The lobbying effort is linked to the anniversaries of the mass shootings at Virginia Tech and Columbine High School. It is led by Colin Goddard, who survived being shot four times in 2007, and includes Tom Mauser, whose 15-year-old son Daniel was killed in the Columbine High School massacre on April 20, 1999, and Sherialyn Byrdsong, whose husband Ricky was killed on July 2, 1999 by a white supremacist.
“Time and again after high-profile shootings, we’ve heard members of Congress say that now is not the ‘appropriate’ time to discuss legislation to prevent these tragedies. Well, 32 Americans are murdered every single day in this country. We want to know: When will it be ‘appropriate’ to talk about keeping us safe? We are tired of living with the tragedy of gun violence, and we want Congress to act now to protect us and keep guns out of the hands of dangerous people. We won’t rest until they do.”
Brady Campaign President Dan Gross said that thousands of Americans are dead “because the gun lobby has made it easy for dangerous people to get, carry, and use guns.”

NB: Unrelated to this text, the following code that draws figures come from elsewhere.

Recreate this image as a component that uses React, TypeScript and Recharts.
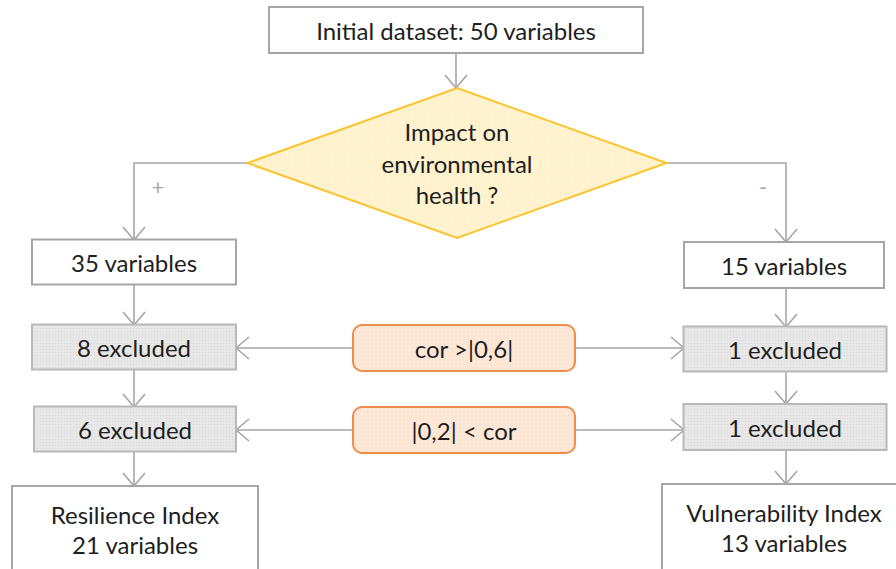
import React from "react";
import { ScatterChart, Scatter, XAxis, YAxis } from "recharts";

// chart units = pixels of the 896x569 canvas
const W = 896;
const H = 569;

type Kind = "plain" | "decision" | "excluded" | "criterion" | "index";

interface FlowNode {
  x: number;
  y: number;
  w: number;
  h: number;
  kind: Kind;
  lines: string[];
}

const startNodes: FlowNode[] = [
  { x: 456, y: 30, w: 374, h: 46, kind: "plain", lines: ["Initial dataset: 50 variables"] },
];

const decisionNodes: FlowNode[] = [
  { x: 457, y: 163, w: 419, h: 150, kind: "decision", lines: ["Impact on", "environmental", "health ?"] },
];

const variableNodes: FlowNode[] = [
  { x: 134, y: 262, w: 204, h: 45, kind: "plain", lines: ["35 variables"] },
  { x: 784, y: 265, w: 200, h: 46, kind: "plain", lines: ["15 variables"] },
];

const excludedNodes: FlowNode[] = [
  { x: 134, y: 347, w: 204, h: 45, kind: "excluded", lines: ["8 excluded"] },
  { x: 135, y: 429, w: 202, h: 45, kind: "excluded", lines: ["6 excluded"] },
  { x: 785, y: 349, w: 203, h: 45, kind: "excluded", lines: ["1 excluded"] },
  { x: 785, y: 427, w: 203, h: 46, kind: "excluded", lines: ["1 excluded"] },
];

const criterionNodes: FlowNode[] = [
  { x: 464, y: 348, w: 222, h: 46, kind: "criterion", lines: ["cor >|0,6|"] },
  { x: 464, y: 430, w: 222, h: 46, kind: "criterion", lines: ["|0,2| < cor"] },
];

const indexNodes: FlowNode[] = [
  { x: 135, y: 543, w: 246, h: 114, kind: "index", lines: ["Resilience Index", "21 variables"] },
  { x: 784, y: 542, w: 244, h: 116, kind: "index", lines: ["Vulnerability Index", "13 variables"] },
];

type Dir = "down" | "left" | "right";

interface Edge {
  points: [number, number][];
  head: Dir;
}

const edges: Edge[] = [
  { points: [[456, 53], [456, 88]], head: "down" },
  { points: [[248, 163], [134, 163], [134, 240]], head: "down" },
  { points: [[667, 163], [786, 163], [786, 242]], head: "down" },
  { points: [[134, 285], [134, 325]], head: "down" },
  { points: [[134, 370], [134, 407]], head: "down" },
  { points: [[134, 452], [134, 486]], head: "down" },
  { points: [[786, 288], [786, 327]], head: "down" },
  { points: [[786, 372], [786, 404]], head: "down" },
  { points: [[786, 450], [786, 484]], head: "down" },
  { points: [[353, 348], [236, 348]], head: "left" },
  { points: [[353, 430], [236, 430]], head: "left" },
  { points: [[575, 348], [684, 348]], head: "right" },
  { points: [[575, 430], [684, 430]], head: "right" },
];

const branchLabels = [
  { x: 158, y: 186, text: "+" },
  { x: 763, y: 186, text: "-" },
];

const FONT = "Lato, 'Open Sans', sans-serif";
const TEXT = "#1e1e1e";
const LINE = "#a6a6a6";

const fills: Record<Kind, string> = {
  plain: "#ffffff",
  index: "#ffffff",
  decision: "url(#dotsYellow)",
  excluded: "url(#dotsGray)",
  criterion: "url(#dotsOrange)",
};
const strokes: Record<Kind, string> = {
  plain: "#a6a6a6",
  index: "#a6a6a6",
  decision: "#fac42e",
  excluded: "#b8b8b8",
  criterion: "#f08c4a",
};

const Patterns = () => (
  <defs>
    <pattern id="dotsYellow" width="5" height="5" patternUnits="userSpaceOnUse">
      <rect width="5" height="5" fill="#fff2cc" />
      <circle cx="2.5" cy="2.5" r="0.7" fill="#fffbea" />
    </pattern>
    <pattern id="dotsGray" width="3" height="3" patternUnits="userSpaceOnUse">
      <rect width="3" height="3" fill="#e8e8e8" />
      <circle cx="1.5" cy="1.5" r="0.6" fill="#d6d6d6" />
    </pattern>
    <pattern id="dotsOrange" width="4" height="4" patternUnits="userSpaceOnUse">
      <rect width="4" height="4" fill="#fde5d4" />
      <circle cx="2" cy="2" r="0.7" fill="#fff4ec" />
    </pattern>
  </defs>
);

// eslint-disable-next-line @typescript-eslint/no-explicit-any
const NodeShape = (props: any) => {
  const { cx, cy, payload } = props;
  const n = payload as FlowNode;
  const x0 = cx - n.w / 2;
  const y0 = cy - n.h / 2;
  let body: React.ReactNode;
  if (n.kind === "decision") {
    const pts = `${cx},${y0} ${cx + n.w / 2},${cy} ${cx},${y0 + n.h} ${cx - n.w / 2},${cy}`;
    body = <polygon points={pts} fill={fills[n.kind]} stroke={strokes[n.kind]} strokeWidth={2} />;
  } else {
    body = (
      <rect
        x={x0}
        y={y0}
        width={n.w}
        height={n.h}
        rx={n.kind === "criterion" ? 9 : 0}
        fill={fills[n.kind]}
        stroke={strokes[n.kind]}
        strokeWidth={2}
      />
    );
  }
  const lineGap = n.kind === "decision" ? 31.5 : 30;
  const firstY = n.kind === "index" ? y0 + 28 : cy - ((n.lines.length - 1) * lineGap) / 2;
  return (
    <g>
      <Patterns />
      {body}
      {n.lines.map((t, i) => (
        <text
          key={i}
          x={cx}
          y={firstY + i * lineGap}
          textAnchor="middle"
          dominantBaseline="central"
          fontFamily={FONT}
          fontSize={24}
          fill={TEXT}
        >
          {t}
        </text>
      ))}
    </g>
  );
};

// eslint-disable-next-line @typescript-eslint/no-explicit-any
const ArrowShape = (props: any) => {
  const { cx, cy, payload } = props;
  if (!payload.head) return <g />;
  const a = 11;
  const l = 13;
  let d = "";
  if (payload.head === "down") d = `M${cx - a},${cy - l} L${cx},${cy} L${cx + a},${cy - l}`;
  if (payload.head === "left") d = `M${cx + l},${cy - a} L${cx},${cy} L${cx + l},${cy + a}`;
  if (payload.head === "right") d = `M${cx - l},${cy - a} L${cx},${cy} L${cx - l},${cy + a}`;
  return <path d={d} fill="none" stroke={LINE} strokeWidth={1.6} />;
};

// eslint-disable-next-line @typescript-eslint/no-explicit-any
const LabelShape = (props: any) => {
  const { cx, cy, payload } = props;
  return (
    <text x={cx} y={cy} textAnchor="middle" dominantBaseline="central" fontFamily={FONT} fontSize={22} fill="#a6a6a6">
      {payload.text}
    </text>
  );
};

const nodeGroups = [startNodes, decisionNodes, variableNodes, excludedNodes, criterionNodes, indexNodes];

export default function App() {
  return (
    <div style={{ width: W, height: H, background: "#ffffff" }}>
      <style>{"body{margin:0}"}</style>
      <ScatterChart width={W} height={H} margin={{ top: 0, right: 0, bottom: 0, left: 0 }}>
        <XAxis type="number" dataKey="x" domain={[0, W]} hide allowDataOverflow />
        <YAxis type="number" dataKey="y" domain={[0, H]} reversed hide allowDataOverflow width={0} />
        {edges.map((e, i) => (
          <Scatter
            key={`e${i}`}
            data={e.points.map((p, j) => ({ x: p[0], y: p[1], head: j === e.points.length - 1 ? e.head : null }))}
            line={{ stroke: LINE, strokeWidth: 1.6 }}
            lineJointType="linear"
            shape={ArrowShape}
            isAnimationActive={false}
            legendType="none"
          />
        ))}
        {nodeGroups.map((g, i) => (
          <Scatter key={`n${i}`} data={g} shape={NodeShape} isAnimationActive={false} legendType="none" />
        ))}
        <Scatter data={branchLabels} shape={LabelShape} isAnimationActive={false} legendType="none" />
      </ScatterChart>
    </div>
  );
}
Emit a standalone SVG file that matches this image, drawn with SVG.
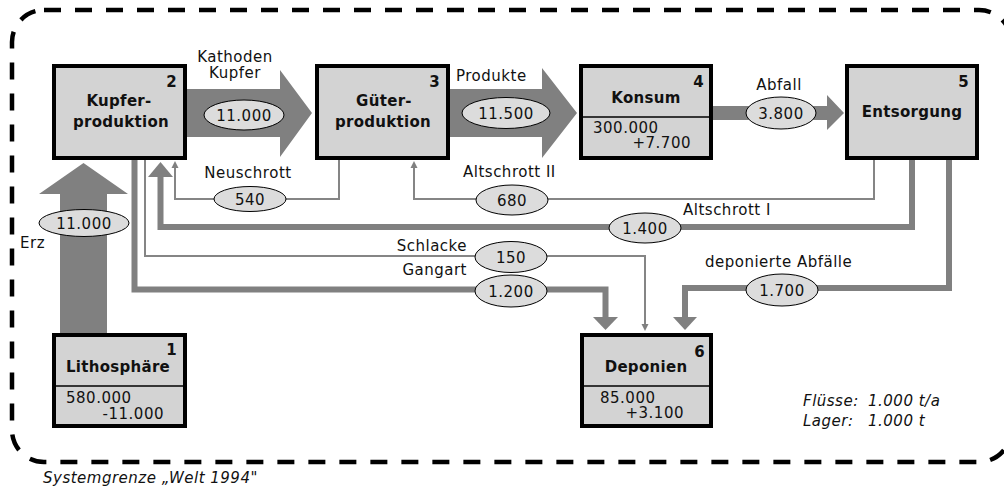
<svg xmlns="http://www.w3.org/2000/svg" width="1004" height="491" viewBox="0 0 1004 491">
<style>
text{font-family:"DejaVu Sans","Verdana",sans-serif;font-size:15px;fill:#111;letter-spacing:0.5px}
.b{font-weight:bold;letter-spacing:0.3px}
.c{text-anchor:middle}
.e{text-anchor:end}
.i{font-style:italic}
.box{fill:#d3d3d3;stroke:#000;stroke-width:4}
.div{stroke:#000;stroke-width:1.5}
.big{fill:#808080}
.thick{fill:none;stroke:#808080;stroke-width:6}
.thin{fill:none;stroke:#858585;stroke-width:2}
.ell{fill:#dcdcdc;stroke:#000;stroke-width:1}
.head{fill:#808080}
</style>
<rect x="12" y="10" width="999" height="452" rx="32" ry="32" fill="none" stroke="#000" stroke-width="4.5" stroke-dasharray="17 14"/>
<text x="43" y="483" class="i">Systemgrenze „Welt 1994"</text>

<g id="connectors">
  <polygon class="big" points="187,89 280,89 280,70 312,113 280,157 280,137 187,137"/>
  <polygon class="big" points="450,89 542,89 542,68 577,113 542,158 542,137 450,137"/>
  <polygon class="big" points="713,106 827,106 827,95 844,113 827,130 827,120 713,120"/>
  <polygon class="big" points="60,333 60,194 39,194 83.5,163 128,194 107,194 107,333"/>
  <polyline class="thin" points="339,160 339,199 175,199 175,167"/>
  <polygon class="head" points="171.5,168 178.5,168 175,161"/>
  <polyline class="thin" points="874,160 874,199 414,199 414,167"/>
  <polygon class="head" points="410.5,168 417.5,168 414,161"/>
  <polyline class="thick" points="912,160 912,227 160.5,227 160.5,176"/>
  <polygon class="head" points="148,177 173,177 160.5,162"/>
  <polyline class="thick" points="949,160 949,288 685,288 685,318"/>
  <polygon class="head" points="673,317 697,317 685,330"/>
  <polyline class="thick" points="134.5,160 134.5,289.5 605.5,289.5 605.5,318"/>
  <polygon class="head" points="593,317 618,317 605.5,330"/>
  <polyline class="thin" points="145,160 145,256 645,256 645,325"/>
  <polygon class="head" points="641.5,324 648.5,324 645,331"/>

  <ellipse class="ell" cx="244" cy="115" rx="40" ry="15"/><text x="244" y="120.5" class="c">11.000</text>
  <ellipse class="ell" cx="506" cy="113" rx="44" ry="15.5"/><text x="506" y="118.5" class="c">11.500</text>
  <ellipse class="ell" cx="781" cy="113" rx="35" ry="16"/><text x="781" y="118.5" class="c">3.800</text>
  <ellipse class="ell" cx="84" cy="223" rx="45" ry="13.5"/><text x="84" y="228.5" class="c">11.000</text>
  <ellipse class="ell" cx="250" cy="199" rx="36" ry="12.5"/><text x="250" y="204.5" class="c">540</text>
  <ellipse class="ell" cx="512" cy="200" rx="36" ry="15"/><text x="512" y="205.5" class="c">680</text>
  <ellipse class="ell" cx="645" cy="228" rx="36" ry="15"/><text x="645" y="233.5" class="c">1.400</text>
  <ellipse class="ell" cx="511" cy="257" rx="36" ry="15.5"/><text x="511" y="262.5" class="c">150</text>
  <ellipse class="ell" cx="511" cy="291" rx="36" ry="16"/><text x="511" y="296.5" class="c">1.200</text>
  <ellipse class="ell" cx="782" cy="290" rx="36" ry="16"/><text x="782" y="295.5" class="c">1.700</text>

  <text x="235" y="62" class="c">Kathoden</text>
  <text x="235" y="78" class="c">Kupfer</text>
  <text x="456" y="81">Produkte</text>
  <text x="779" y="90" class="c">Abfall</text>
  <text x="248" y="178" class="c">Neuschrott</text>
  <text x="463" y="177">Altschrott II</text>
  <text x="683" y="215">Altschrott I</text>
  <text x="467" y="251" class="e">Schlacke</text>
  <text x="467" y="275" class="e">Gangart</text>
  <text x="705" y="267">deponierte Abfälle</text>
  <text x="20" y="248">Erz</text>
</g>

<g id="node1">
  <rect class="box" x="54" y="335" width="131" height="91"/>
  <line class="div" x1="54" y1="386" x2="185" y2="386"/>
  <text x="177" y="355" class="b e">1</text>
  <text x="118" y="372" class="b c">Lithosphäre</text>
  <text x="66" y="403">580.000</text>
  <text x="164" y="419" class="e">-11.000</text>
</g>
<g id="node2">
  <rect class="box" x="54" y="66" width="131" height="92"/>
  <text x="177" y="87" class="b e">2</text>
  <text x="119" y="106" class="b c">Kupfer-</text>
  <text x="121" y="127" class="b c">produktion</text>
</g>
<g id="node3">
  <rect class="box" x="317" y="66" width="131" height="92"/>
  <text x="440" y="87" class="b e">3</text>
  <text x="384" y="106" class="b c">Güter-</text>
  <text x="383" y="127" class="b c">produktion</text>
</g>
<g id="node4">
  <rect class="box" x="581" y="66" width="130" height="92"/>
  <line class="div" x1="581" y1="117" x2="711" y2="117"/>
  <text x="704" y="87" class="b e">4</text>
  <text x="646" y="103" class="b c">Konsum</text>
  <text x="593" y="133">300.000</text>
  <text x="691" y="148" class="e">+7.700</text>
</g>
<g id="node5">
  <rect class="box" x="847" y="66" width="130" height="92"/>
  <text x="969" y="87" class="b e">5</text>
  <text x="912" y="117" class="b c">Entsorgung</text>
</g>
<g id="node6">
  <rect class="box" x="582" y="335" width="129" height="91"/>
  <line class="div" x1="582" y1="386" x2="711" y2="386"/>
  <text x="705" y="357" class="b e">6</text>
  <text x="646" y="372" class="b c">Deponien</text>
  <text x="600" y="403">85.000</text>
  <text x="684" y="418" class="e">+3.100</text>
</g>

<g id="legend">
  <text x="803" y="406" class="i">Flüsse:</text>
  <text x="868" y="406" class="i">1.000 t/a</text>
  <text x="803" y="426" class="i">Lager:</text>
  <text x="868" y="426" class="i">1.000 t</text>
</g>
</svg>
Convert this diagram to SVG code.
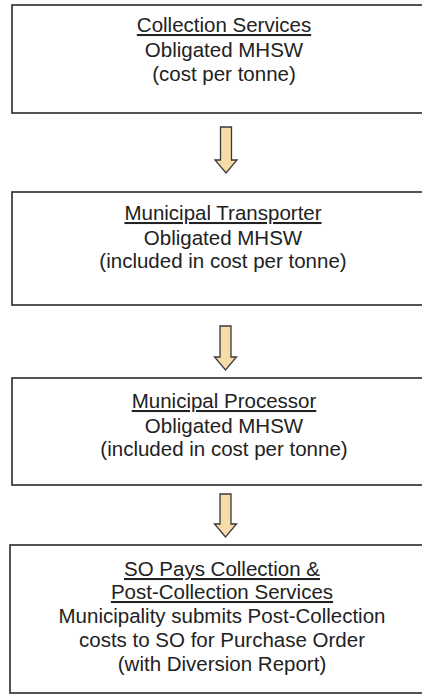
<svg xmlns="http://www.w3.org/2000/svg" width="422" height="696" viewBox="0 0 422 696">
<style>
.box{fill:#fff;stroke:#2a2a2a;stroke-width:1.6}
.t{font-family:"Liberation Sans",Arial,sans-serif;font-size:20.5px;fill:#222;text-anchor:middle}
.u{text-decoration:underline}
.arr{fill:#f7dba8;stroke:#3a3a3a;stroke-width:1.3;stroke-linejoin:miter}
</style>
<rect width="422" height="696" fill="#fff"/>
<g id="n1">
<rect class="box" x="12" y="5" width="426" height="108"/>
<text class="t u" x="224" y="32">Collection Services</text>
<text class="t" x="224" y="57">Obligated MHSW</text>
<text class="t" x="224" y="81">(cost per tonne)</text>
</g>
<g id="n2">
<rect class="box" x="12" y="192" width="426" height="113"/>
<text class="t u" x="223" y="220">Municipal Transporter</text>
<text class="t" x="223" y="245">Obligated MHSW</text>
<text class="t" x="223" y="268">(included in cost per tonne)</text>
</g>
<g id="n3">
<rect class="box" x="12" y="378" width="426" height="107"/>
<text class="t u" x="224" y="408">Municipal Processor</text>
<text class="t" x="224" y="433">Obligated MHSW</text>
<text class="t" x="224" y="456">(included in cost per tonne)</text>
</g>
<g id="n4">
<rect class="box" x="10" y="545" width="428" height="148"/>
<text class="t u" x="222" y="576">SO Pays Collection &amp;</text>
<text class="t u" x="222" y="599">Post-Collection Services</text>
<text class="t" x="222" y="623">Municipality submits Post-Collection</text>
<text class="t" x="222" y="647">costs to SO for Purchase Order</text>
<text class="t" x="222" y="671">(with Diversion Report)</text>
</g>
<g id="connectors">
<path class="arr" d="M220.5,127 H231.5 V160 H237 L226,173 L215,160 H220.5 Z"/>
<path class="arr" d="M220,326 H231 V357 H236.5 L225.5,370 L214.5,357 H220 Z"/>
<path class="arr" d="M220,494 H231 V524 H236.5 L225.5,537 L214.5,524 H220 Z"/>
</g>
</svg>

The Brady Campaign is organizing to stop bills it’s calling the “George Zimmerman Armed Vigilante Act.” The Senate bills, similar to one which passed the House late last year, would allow dangerous people to carry guns anywhere in the US, even though those states’ concealed carry laws would make it highly unlikely that someone like Zimmerman would be granted a permit to carry a gun in public.